There are many questions related to why New Zealand Rugby has bought back a
40 per cent stake in the Blues. None will be more pressing than whether it was a mistake for the national body to offer private equity the chance to invest in the club.

Murray Bolton put $5 million into the club five years ago, and now he's been bought out after the Blues have suffered the worst period in their history. There hasn't been a good year for the Blues since they welcomed private investment.

They have suffered one substandard season after another, and while for nearly all that period, blame has been mostly attributed to the coaching staff and, to a lesser extent, the players, the light has finally been shone into the boardroom.

And NZR didn't like what it saw. The governance situation at the Blues has been impractical and obstructive to good decision making. Bolton, with a 40 per cent investment, has had 50 per cent of the director roles. Rugby Holdings, an amalgamation of Auckland Rugby, North Harbour Rugby and Northland Rugby, has a 60 per cent shareholding but the same 50 per cent representation on the board. So a six-person board has two equal groups that can effectively leave everything at stalemate.


It reached the point this year when NZR decided it was untenable and that it needed to force change. The obvious solution was to persuade Bolton to sell his holding — which wasn't, by all accounts, an easy or smooth process. The licence runs through to 2020 and he wasn't keen to sell, but eventually came to realise there was no value to him holding his position when it clearly wasn't in the club's best interests.

So the answer to whether inviting private equity was the wrong move is no. It was the right thing to do but the execution was wrong. In hindsight, NZR wouldn't sell such a big stake to a single investor. If that seems curious given they sold a 60 per cent stake to Rugby Holdings, the difference, of course, is that is an amalgamation of interests.

The better question for NZR is what they plan to do with the stake they say they are holding on only an interim basis.

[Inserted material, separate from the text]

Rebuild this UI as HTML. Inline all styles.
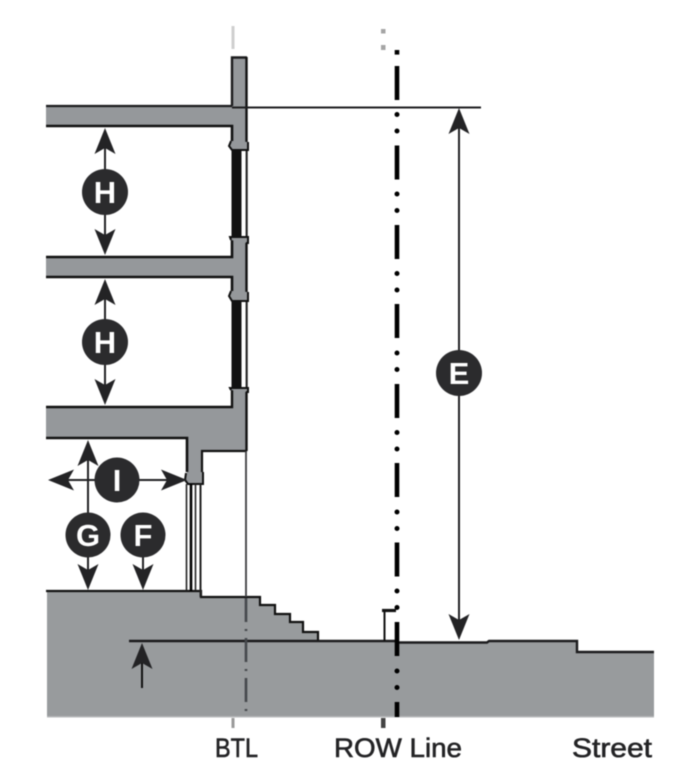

Will they now break it into smaller parts and sell it in blocks or will they spit it in two, retain a stake and find someone to buy 20 per cent?

And will there be anyone or any group willing to buy or even able to find $5 million to pump into a rugby club that has so horribly lost its way in recent years?

Strangely, perhaps, the answer to whether there will be any willing investors is yes, as despite everything, the Blues represent good value.

Commercially, they are a strong proposition with sizeable membership, significant sponsors and potentially much higher ticket revenue.

If they can win more and play a consistently engaging brand of rugby, Eden Park will start to fill again and the revenue will flow. It's a big ground and a home quarter-final alone would probably add an extra $1 million or more of profit.

It might be a big risk to gamble on the Blues improving their performance but that's the key to all good investments — they carry a level of risk because it takes a combination of good judgement, boldness and gut feel to determine whether something is going to pay off or not.